[Plotting code records]
>> BEGIN
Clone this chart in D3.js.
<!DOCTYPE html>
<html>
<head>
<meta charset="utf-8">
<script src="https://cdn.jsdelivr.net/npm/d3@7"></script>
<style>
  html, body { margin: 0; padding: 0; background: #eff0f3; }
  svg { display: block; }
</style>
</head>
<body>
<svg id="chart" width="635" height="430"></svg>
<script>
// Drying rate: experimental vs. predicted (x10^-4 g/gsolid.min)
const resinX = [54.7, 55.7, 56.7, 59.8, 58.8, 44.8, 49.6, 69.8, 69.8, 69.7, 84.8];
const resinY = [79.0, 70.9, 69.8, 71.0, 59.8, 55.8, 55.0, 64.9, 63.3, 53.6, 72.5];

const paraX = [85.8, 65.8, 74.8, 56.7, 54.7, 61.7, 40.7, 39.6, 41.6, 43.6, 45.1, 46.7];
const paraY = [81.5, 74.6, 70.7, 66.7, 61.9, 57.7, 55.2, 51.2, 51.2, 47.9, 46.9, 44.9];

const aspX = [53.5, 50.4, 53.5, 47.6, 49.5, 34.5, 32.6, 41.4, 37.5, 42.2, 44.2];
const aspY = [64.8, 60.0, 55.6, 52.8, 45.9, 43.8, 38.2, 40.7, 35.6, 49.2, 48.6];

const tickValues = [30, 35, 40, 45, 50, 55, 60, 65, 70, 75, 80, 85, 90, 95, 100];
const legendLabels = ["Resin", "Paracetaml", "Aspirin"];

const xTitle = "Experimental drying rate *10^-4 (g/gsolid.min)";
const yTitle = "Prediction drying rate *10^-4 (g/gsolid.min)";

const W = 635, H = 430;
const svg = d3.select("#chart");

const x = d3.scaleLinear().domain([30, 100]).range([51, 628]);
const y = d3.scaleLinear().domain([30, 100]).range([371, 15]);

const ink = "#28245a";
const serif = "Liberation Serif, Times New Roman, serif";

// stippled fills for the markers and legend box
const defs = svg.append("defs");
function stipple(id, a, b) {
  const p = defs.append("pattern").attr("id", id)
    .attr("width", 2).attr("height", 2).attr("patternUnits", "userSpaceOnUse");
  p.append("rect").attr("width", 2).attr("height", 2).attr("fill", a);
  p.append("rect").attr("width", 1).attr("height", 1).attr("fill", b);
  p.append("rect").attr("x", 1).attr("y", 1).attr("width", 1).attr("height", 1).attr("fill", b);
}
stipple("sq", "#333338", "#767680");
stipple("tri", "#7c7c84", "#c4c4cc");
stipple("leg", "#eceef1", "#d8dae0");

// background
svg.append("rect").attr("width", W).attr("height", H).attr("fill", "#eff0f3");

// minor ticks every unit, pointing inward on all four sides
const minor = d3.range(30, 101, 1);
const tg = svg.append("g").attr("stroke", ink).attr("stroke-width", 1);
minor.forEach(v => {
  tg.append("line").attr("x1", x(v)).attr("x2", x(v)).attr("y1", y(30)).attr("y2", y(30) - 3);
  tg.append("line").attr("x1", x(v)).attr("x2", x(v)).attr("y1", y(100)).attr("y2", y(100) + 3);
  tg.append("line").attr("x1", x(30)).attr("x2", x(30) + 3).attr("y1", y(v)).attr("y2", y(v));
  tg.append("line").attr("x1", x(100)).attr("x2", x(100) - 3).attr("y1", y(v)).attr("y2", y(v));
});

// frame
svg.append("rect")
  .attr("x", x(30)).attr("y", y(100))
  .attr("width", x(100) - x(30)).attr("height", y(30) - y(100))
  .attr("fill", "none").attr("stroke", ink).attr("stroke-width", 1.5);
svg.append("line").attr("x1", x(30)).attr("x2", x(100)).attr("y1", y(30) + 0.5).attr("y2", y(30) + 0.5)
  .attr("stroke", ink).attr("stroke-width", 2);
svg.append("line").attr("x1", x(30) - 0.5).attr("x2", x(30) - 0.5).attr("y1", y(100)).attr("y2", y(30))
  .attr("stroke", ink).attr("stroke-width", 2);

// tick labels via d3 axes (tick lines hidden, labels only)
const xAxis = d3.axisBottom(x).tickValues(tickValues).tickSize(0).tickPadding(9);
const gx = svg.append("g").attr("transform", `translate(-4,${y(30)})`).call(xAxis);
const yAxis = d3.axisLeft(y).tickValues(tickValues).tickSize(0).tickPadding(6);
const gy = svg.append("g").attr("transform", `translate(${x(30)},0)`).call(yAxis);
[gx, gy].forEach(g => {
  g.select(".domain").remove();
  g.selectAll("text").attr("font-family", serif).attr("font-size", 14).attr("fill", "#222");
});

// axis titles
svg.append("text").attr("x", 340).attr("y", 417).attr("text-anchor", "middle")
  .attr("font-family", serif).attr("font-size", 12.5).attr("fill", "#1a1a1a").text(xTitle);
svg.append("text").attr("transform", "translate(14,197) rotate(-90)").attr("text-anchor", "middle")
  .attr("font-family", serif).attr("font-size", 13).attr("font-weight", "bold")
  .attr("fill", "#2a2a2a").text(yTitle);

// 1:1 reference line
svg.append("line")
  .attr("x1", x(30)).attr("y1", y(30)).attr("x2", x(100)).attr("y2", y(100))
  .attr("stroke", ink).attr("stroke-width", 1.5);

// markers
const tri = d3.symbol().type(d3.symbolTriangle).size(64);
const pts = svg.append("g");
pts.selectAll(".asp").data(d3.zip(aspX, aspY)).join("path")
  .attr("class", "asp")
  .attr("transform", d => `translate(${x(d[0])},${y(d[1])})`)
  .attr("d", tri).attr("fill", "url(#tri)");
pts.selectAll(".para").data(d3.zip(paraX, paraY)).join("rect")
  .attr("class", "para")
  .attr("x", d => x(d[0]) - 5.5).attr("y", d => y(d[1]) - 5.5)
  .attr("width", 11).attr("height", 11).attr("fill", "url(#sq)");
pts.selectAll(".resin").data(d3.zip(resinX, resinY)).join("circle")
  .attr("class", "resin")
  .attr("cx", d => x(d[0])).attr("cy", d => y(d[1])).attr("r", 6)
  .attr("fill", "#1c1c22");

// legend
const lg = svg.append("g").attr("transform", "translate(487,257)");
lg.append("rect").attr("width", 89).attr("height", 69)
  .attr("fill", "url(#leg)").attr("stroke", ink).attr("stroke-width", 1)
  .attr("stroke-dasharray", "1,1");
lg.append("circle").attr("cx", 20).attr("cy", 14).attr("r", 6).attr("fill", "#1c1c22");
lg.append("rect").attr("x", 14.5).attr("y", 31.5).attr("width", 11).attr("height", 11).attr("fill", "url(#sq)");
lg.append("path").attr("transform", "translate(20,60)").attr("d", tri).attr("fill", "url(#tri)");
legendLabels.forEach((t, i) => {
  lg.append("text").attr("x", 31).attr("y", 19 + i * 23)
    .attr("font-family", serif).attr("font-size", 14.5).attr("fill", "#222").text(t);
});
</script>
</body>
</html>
>> END
>> BEGIN
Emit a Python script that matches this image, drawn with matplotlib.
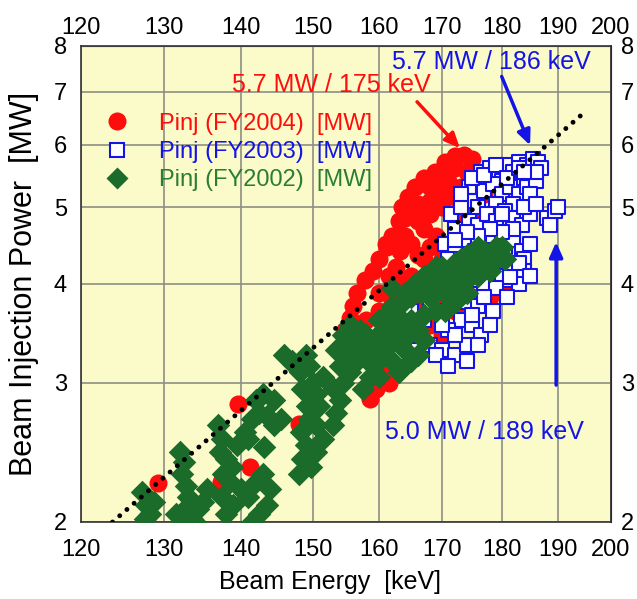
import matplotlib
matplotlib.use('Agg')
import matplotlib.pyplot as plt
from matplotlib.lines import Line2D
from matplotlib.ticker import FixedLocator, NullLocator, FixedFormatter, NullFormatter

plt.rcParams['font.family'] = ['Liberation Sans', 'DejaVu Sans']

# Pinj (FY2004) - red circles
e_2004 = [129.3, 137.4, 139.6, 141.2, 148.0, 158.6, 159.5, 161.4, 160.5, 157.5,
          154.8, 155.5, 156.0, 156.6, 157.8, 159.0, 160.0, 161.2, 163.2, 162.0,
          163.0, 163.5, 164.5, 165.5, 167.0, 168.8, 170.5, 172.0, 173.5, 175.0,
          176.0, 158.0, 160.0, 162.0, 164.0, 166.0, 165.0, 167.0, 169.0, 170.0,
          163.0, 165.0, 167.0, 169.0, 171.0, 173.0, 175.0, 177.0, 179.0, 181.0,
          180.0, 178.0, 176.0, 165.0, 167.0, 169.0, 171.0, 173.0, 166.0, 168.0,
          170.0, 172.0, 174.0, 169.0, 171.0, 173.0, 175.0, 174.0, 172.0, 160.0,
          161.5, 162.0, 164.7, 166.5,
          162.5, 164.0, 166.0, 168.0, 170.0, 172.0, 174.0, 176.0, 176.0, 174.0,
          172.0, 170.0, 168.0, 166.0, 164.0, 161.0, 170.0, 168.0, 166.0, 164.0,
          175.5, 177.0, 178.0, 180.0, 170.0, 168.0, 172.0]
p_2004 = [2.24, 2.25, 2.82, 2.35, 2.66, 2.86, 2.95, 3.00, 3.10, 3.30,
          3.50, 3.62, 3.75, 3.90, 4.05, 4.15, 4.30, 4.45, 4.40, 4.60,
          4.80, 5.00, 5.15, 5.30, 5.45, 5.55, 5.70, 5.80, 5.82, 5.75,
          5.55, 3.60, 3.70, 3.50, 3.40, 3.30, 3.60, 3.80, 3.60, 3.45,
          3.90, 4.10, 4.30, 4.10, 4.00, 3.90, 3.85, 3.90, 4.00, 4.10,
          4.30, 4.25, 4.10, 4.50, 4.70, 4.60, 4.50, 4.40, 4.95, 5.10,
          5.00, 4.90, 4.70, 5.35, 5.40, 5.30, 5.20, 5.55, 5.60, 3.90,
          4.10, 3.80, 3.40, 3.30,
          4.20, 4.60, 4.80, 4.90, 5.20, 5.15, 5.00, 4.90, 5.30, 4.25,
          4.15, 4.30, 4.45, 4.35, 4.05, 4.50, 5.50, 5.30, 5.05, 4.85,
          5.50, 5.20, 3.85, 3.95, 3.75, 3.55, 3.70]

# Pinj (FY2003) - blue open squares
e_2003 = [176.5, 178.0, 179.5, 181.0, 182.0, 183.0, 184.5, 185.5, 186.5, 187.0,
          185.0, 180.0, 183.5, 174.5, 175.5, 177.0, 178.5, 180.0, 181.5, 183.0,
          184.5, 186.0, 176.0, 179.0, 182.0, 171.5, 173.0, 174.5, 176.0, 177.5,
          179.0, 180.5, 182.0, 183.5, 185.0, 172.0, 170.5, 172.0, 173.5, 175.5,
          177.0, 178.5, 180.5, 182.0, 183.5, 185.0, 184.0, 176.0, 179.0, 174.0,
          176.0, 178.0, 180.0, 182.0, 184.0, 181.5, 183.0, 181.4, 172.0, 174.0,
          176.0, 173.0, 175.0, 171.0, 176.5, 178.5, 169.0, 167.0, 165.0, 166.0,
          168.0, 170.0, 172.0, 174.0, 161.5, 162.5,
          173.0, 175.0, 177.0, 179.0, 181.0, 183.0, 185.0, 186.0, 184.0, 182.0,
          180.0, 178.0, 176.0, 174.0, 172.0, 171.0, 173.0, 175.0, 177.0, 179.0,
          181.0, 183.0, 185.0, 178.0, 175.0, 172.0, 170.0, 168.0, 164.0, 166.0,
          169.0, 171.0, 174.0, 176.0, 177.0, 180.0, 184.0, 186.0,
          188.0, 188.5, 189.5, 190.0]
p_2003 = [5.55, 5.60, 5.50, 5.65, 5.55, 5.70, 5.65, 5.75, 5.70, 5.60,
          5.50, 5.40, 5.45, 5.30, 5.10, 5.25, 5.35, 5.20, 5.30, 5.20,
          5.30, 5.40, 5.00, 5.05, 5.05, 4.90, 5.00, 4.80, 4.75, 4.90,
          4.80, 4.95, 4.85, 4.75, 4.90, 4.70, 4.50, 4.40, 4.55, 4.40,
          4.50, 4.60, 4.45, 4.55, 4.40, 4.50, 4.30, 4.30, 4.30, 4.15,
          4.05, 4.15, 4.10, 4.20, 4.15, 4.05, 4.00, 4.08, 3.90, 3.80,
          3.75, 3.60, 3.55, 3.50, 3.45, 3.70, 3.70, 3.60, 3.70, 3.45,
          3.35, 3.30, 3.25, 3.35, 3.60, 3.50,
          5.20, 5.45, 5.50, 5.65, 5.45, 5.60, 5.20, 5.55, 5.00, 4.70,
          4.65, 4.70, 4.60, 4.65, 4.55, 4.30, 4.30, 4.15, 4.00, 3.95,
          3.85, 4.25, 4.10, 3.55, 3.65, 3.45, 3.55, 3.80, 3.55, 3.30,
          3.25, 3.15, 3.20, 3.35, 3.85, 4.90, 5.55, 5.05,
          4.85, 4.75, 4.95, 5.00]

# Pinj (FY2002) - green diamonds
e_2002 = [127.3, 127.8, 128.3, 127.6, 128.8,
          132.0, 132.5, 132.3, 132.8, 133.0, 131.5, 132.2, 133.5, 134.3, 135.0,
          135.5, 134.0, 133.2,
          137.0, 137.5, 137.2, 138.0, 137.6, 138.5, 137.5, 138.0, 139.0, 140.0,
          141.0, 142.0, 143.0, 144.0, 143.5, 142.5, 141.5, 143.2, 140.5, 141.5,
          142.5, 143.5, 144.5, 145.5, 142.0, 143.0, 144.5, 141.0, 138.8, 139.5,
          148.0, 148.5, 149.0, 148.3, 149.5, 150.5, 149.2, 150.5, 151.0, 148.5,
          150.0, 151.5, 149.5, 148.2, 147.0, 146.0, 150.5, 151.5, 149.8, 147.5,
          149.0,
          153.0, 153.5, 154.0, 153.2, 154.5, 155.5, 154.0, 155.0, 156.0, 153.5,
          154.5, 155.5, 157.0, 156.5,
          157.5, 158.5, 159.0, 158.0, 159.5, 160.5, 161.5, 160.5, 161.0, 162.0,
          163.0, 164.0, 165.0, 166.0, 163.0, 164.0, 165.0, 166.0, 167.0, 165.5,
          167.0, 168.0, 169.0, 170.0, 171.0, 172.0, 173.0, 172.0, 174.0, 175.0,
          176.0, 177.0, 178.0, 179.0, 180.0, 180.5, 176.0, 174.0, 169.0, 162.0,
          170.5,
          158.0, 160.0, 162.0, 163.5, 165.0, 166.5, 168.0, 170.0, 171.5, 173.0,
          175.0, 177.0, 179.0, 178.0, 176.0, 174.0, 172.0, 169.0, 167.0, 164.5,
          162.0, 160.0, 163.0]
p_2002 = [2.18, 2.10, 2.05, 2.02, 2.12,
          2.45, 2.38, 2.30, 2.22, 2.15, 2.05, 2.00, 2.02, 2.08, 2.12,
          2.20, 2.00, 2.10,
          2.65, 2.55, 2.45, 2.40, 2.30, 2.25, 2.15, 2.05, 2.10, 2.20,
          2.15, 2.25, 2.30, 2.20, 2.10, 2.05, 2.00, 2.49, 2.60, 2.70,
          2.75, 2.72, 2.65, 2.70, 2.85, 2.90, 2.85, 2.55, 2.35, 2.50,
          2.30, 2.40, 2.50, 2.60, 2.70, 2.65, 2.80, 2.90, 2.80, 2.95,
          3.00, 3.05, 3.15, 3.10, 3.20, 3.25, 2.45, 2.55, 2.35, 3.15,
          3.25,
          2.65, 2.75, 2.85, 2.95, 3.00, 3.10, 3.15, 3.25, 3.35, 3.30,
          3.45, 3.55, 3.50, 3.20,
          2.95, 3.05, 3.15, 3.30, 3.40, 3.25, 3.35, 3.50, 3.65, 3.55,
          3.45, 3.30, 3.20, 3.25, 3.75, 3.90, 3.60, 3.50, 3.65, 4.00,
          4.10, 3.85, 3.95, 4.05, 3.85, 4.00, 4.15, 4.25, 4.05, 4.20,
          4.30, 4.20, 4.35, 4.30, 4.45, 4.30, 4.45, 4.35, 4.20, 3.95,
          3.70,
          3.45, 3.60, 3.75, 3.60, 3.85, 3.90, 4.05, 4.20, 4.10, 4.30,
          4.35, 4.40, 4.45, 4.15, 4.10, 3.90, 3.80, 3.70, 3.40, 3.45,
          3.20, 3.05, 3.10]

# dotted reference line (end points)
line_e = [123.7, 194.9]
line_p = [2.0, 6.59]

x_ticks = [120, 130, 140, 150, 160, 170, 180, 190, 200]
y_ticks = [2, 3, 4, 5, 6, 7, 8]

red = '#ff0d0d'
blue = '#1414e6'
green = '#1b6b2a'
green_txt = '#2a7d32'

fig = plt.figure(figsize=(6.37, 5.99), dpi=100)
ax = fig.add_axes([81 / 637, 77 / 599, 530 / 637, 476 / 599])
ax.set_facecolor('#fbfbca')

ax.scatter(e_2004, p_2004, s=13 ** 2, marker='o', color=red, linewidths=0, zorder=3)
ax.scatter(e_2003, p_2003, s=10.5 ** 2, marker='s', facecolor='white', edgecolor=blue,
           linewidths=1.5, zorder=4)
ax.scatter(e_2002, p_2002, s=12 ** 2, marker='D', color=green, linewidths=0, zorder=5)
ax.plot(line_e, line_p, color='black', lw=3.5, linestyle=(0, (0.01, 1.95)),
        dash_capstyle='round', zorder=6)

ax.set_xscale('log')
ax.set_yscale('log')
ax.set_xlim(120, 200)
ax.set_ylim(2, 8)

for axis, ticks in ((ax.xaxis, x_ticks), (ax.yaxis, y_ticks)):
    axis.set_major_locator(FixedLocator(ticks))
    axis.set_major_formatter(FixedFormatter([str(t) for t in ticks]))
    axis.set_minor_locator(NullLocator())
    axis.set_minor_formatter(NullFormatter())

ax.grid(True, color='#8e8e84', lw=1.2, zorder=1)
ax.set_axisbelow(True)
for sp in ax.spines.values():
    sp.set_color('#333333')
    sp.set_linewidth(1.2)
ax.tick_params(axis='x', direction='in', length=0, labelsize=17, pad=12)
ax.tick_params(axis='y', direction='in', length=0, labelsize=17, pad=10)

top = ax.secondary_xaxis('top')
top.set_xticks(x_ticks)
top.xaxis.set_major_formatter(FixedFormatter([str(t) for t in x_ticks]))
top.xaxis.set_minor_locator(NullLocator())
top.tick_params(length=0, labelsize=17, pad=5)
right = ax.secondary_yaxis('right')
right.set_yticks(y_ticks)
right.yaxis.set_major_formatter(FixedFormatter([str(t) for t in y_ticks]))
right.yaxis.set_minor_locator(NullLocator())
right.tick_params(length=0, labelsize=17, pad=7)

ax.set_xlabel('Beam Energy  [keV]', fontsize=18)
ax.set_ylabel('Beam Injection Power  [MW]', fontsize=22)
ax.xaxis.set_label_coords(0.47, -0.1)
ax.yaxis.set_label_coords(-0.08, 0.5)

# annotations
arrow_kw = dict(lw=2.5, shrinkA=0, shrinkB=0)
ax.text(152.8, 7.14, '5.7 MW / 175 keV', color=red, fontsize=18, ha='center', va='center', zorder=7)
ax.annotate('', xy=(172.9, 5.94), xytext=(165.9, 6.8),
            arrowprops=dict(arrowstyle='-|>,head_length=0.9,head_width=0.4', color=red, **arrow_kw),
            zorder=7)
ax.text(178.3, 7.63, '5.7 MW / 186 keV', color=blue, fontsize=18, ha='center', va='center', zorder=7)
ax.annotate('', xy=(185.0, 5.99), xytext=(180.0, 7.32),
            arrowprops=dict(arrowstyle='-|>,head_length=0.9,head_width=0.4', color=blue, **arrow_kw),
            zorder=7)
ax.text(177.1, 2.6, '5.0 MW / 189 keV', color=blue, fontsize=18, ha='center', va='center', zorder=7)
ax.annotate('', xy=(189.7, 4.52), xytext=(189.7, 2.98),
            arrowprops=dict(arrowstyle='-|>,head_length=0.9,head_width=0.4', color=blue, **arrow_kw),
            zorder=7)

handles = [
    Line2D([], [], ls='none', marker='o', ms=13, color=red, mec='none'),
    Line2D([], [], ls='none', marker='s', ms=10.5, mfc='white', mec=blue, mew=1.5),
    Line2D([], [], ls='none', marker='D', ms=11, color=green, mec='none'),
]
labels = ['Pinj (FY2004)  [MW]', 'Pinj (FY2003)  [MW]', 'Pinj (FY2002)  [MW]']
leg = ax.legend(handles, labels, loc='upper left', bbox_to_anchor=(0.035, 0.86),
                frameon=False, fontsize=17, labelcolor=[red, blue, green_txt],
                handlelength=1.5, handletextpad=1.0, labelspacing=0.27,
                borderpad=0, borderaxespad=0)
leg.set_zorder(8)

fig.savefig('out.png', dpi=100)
>> END
* **What this task involves**
Only the lines from the one bearing "Emit a Python" to the one bearing "plt.rcParams['font.family'] = ['Liberation", both included, should be restated word for word, with pictures left out.

* **Answer for this exercise**
Emit a Python script that matches this image, drawn with matplotlib.
import matplotlib
matplotlib.use('Agg')
import matplotlib.pyplot as plt
from matplotlib.lines import Line2D
from matplotlib.ticker import FixedLocator, NullLocator, FixedFormatter, NullFormatter

plt.rcParams['font.family'] = ['Liberation Sans', 'DejaVu Sans']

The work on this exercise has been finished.